Teen activist Greta Thunberg criticises world leader for the approach to fighting climate catastrophe, saying: “We are still in a state of complete denial.”
The world is speeding in the wrong direction in tackling the climate emergency, Greta Thunberg has said, before a UN event at which national leaders have been asked to increase their pledges for emissions cuts.
Thunberg, whose solo school strike in 2018 has snowballed into a global youth movement, said there was a state of complete denial when it came to the immediate action needed, with leaders giving only distant promises and empty words.
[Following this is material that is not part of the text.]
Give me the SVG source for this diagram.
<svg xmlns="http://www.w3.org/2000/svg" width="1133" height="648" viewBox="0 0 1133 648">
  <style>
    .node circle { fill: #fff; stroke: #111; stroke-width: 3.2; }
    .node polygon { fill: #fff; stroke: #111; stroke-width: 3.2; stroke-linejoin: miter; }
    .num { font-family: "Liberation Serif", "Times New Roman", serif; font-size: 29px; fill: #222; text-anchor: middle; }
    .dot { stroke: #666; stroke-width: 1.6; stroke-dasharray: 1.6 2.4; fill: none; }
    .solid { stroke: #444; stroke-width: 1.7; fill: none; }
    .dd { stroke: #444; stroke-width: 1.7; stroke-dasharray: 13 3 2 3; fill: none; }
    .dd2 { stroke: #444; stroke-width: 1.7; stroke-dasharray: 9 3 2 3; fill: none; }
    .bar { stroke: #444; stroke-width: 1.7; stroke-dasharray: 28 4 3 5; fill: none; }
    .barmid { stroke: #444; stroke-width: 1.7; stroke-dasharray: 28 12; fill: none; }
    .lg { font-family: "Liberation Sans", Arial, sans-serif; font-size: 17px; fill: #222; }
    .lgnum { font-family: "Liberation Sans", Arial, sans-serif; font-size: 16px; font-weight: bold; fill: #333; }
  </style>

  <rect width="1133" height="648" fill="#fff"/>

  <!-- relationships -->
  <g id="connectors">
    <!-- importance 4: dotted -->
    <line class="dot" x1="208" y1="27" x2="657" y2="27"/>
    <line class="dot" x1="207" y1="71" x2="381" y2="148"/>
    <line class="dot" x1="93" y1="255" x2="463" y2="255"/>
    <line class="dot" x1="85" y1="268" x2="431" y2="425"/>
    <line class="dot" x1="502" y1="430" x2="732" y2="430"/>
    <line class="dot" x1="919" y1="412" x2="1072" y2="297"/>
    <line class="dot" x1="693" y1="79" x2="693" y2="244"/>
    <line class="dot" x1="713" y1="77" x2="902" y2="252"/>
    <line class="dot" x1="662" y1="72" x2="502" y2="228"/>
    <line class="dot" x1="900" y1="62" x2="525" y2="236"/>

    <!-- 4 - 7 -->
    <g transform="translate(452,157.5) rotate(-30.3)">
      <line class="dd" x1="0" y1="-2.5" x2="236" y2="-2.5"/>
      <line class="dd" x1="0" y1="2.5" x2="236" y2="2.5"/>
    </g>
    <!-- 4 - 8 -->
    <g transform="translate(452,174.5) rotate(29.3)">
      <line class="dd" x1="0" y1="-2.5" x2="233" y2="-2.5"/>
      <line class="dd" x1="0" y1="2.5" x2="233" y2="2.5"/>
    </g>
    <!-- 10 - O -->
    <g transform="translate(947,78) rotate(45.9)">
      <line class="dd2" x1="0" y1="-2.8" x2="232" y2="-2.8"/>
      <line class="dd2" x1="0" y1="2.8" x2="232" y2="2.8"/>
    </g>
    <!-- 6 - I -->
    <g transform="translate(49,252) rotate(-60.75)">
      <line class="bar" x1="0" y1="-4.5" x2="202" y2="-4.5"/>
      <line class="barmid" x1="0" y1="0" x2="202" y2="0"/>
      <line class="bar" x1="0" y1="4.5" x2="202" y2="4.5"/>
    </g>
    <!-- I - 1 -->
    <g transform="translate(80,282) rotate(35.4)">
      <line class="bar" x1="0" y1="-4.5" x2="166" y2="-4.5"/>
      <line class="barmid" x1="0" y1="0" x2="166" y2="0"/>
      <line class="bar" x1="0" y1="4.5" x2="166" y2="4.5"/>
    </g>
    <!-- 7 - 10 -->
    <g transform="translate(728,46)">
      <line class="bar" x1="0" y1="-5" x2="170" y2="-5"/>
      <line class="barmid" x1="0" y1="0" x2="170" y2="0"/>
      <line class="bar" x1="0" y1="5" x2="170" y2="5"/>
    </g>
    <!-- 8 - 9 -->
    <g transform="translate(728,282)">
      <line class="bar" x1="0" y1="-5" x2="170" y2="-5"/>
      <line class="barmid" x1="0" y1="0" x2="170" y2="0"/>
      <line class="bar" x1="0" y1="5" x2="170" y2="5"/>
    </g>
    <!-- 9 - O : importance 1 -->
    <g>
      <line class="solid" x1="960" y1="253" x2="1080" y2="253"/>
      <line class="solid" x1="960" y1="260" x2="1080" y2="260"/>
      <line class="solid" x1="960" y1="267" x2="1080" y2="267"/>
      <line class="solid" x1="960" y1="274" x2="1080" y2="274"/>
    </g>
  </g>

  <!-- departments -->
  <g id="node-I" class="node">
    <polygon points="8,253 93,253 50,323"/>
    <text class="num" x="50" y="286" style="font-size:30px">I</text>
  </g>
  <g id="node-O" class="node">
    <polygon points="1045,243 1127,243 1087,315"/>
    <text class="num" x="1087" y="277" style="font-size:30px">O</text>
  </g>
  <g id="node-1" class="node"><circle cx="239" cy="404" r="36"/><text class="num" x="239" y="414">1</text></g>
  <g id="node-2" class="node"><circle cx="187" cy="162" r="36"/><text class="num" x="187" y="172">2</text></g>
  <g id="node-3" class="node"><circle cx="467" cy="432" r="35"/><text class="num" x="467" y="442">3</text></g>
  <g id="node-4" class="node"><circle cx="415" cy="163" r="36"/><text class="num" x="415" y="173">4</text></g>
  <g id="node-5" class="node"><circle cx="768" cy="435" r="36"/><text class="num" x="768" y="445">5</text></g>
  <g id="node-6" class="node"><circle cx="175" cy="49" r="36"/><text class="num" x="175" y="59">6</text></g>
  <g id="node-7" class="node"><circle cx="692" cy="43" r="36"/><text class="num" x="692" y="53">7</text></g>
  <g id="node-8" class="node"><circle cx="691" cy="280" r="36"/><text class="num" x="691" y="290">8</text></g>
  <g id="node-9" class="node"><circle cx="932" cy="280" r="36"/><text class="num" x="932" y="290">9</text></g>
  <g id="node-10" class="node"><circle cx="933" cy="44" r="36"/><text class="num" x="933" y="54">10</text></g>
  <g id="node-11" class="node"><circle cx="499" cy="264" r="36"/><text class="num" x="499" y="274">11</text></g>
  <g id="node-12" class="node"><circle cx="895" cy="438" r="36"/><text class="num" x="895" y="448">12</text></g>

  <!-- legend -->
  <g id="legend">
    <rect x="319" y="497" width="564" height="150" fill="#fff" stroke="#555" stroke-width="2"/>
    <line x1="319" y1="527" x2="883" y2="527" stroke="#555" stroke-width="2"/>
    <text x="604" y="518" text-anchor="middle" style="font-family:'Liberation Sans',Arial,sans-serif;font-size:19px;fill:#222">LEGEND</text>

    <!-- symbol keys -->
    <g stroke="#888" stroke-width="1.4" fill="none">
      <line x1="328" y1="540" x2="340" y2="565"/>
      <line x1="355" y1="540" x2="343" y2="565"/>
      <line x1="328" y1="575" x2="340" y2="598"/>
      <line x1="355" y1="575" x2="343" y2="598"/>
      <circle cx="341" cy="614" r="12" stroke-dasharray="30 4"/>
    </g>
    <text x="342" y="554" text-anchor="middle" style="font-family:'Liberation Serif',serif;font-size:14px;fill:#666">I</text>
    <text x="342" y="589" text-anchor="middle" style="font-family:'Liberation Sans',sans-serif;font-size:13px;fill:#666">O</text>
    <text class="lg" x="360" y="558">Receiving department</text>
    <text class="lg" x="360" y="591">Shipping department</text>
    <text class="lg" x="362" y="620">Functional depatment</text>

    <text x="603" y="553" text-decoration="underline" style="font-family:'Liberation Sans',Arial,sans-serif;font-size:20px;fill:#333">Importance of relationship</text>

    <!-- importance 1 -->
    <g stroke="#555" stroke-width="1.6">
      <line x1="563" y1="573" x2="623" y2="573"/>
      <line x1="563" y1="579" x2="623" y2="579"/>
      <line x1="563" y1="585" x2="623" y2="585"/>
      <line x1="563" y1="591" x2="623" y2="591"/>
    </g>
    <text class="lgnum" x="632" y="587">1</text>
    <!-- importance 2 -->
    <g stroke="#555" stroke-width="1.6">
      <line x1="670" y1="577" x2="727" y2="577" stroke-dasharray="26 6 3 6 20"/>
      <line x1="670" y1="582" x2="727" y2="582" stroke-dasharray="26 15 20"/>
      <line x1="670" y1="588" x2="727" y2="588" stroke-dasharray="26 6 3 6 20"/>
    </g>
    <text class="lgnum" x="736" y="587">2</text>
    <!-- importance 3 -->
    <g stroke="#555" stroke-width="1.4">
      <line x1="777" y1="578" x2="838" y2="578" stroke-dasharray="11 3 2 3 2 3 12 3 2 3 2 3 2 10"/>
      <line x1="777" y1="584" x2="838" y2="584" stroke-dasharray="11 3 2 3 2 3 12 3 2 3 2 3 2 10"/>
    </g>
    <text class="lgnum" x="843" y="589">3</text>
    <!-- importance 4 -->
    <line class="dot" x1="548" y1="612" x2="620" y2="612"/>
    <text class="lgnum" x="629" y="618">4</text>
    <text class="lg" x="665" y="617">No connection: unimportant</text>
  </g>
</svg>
The fifth anniversary of the Paris Climate Accord is on Saturday and should have seen countries set out new plans to keep global heating below 2C and close to 1.5C. Current pledges would mean a catastrophic 3C rise in temperatures. But the planned summit has been postponed because of the coronavirus pandemic until next November and a virtual one-day UN meeting will take place instead, involving up to 70 world leaders. The European Union will also try to agree a new 2030 emissions target on Friday at a Brussels summit.
Thunberg has released a video which calls leaders to account for failing to reverse rising carbon emissions. “We are still speeding in the wrong direction,” she said. “The five years following the Paris agreement have been the five hottest years ever recorded and, during that time, the world has emitted more than 200bn tonnes of CO2. Distant hypothetical targets are being set, and big speeches are being given,” she said. “Yet, when it comes to the immediate action we need, we are still in a state of complete denial, as we waste our time, creating new loopholes with empty words and creative accounting.”
She told the Guardian: “Leaders should be telling the truth: that we are facing an emergency and we are not doing nearly enough. We need to prioritise the action that needs to be taken right here and right now because it is right now that the carbon budget is being used up. We need to stop focusing on goals and targets for 2030 or 2050,” she said. “We need to implement annual binding carbon budgets today.”
Thunberg said recent pledges by the UK – to cut carbon emissions by 68% by 2030 compared with 1990 levels – and by China, Japan and South Korea to become net carbon zero were creating a sense of progress, and she added: “That is a very dangerous narrative because of course, we’re not going in the right direction. We need to call this out.”
But Thunberg, who has given speeches at previous UN climate summits, concludes her video message by saying: “There is hope … we are the hope – we, the people.” She said: “For me, the hope lies in democracy – it is the people who have the power. If enough people stand up together and repeat the same message, then there are no limits to what we can achieve.”
The Fridays for Future movement of youth climate strikers expects more than 2,500 protests to take place on Friday, though like Thunberg’s, many will be online due to Covid-19 restrictions.
Adélaïde Charlier, from Fridays for Future Belgium, said: “All decisions not taken now will fall back on our generation’s shoulders. [Coronavirus] has had a huge impact, we cannot deny that. But what’s incredible is seeing the energy inside a movement that does not want to die, but wants to continue to push through.”
Vanessa Nakate, from Fridays for Future Uganda, also had a stark message for leaders: “You have already determined our present, which is obviously catastrophic. Now fix the future, and start now. You have everything you need to stop this war against the planet and the people. But you just won’t do it. We want deep cuts from you right now. I see the hope in the young people who are speaking out from different parts of the world, but the only way we can strengthen that hope is to continuously create awareness about the challenge that we are facing so that we get everyone involved.”
Parents’ climate action groups are also targeting leaders in the run-up to the UN and EU summits. At the latter, Poland and Hungary are threatening to block a deal. Marzena Wichniarz, from Parents for Future Poland, said: “I was pregnant with my daughter when the Paris Agreement was signed. It was an amazing message to the world: leaders pledged to fight for a better future for all our children. But we are disappointed, in fact furious, with the Polish government now.”
Agnes Imgart, from Parents For Future Global, said: “Our children have changed so much in the last five years, but the Paris Agreement is still crawling.”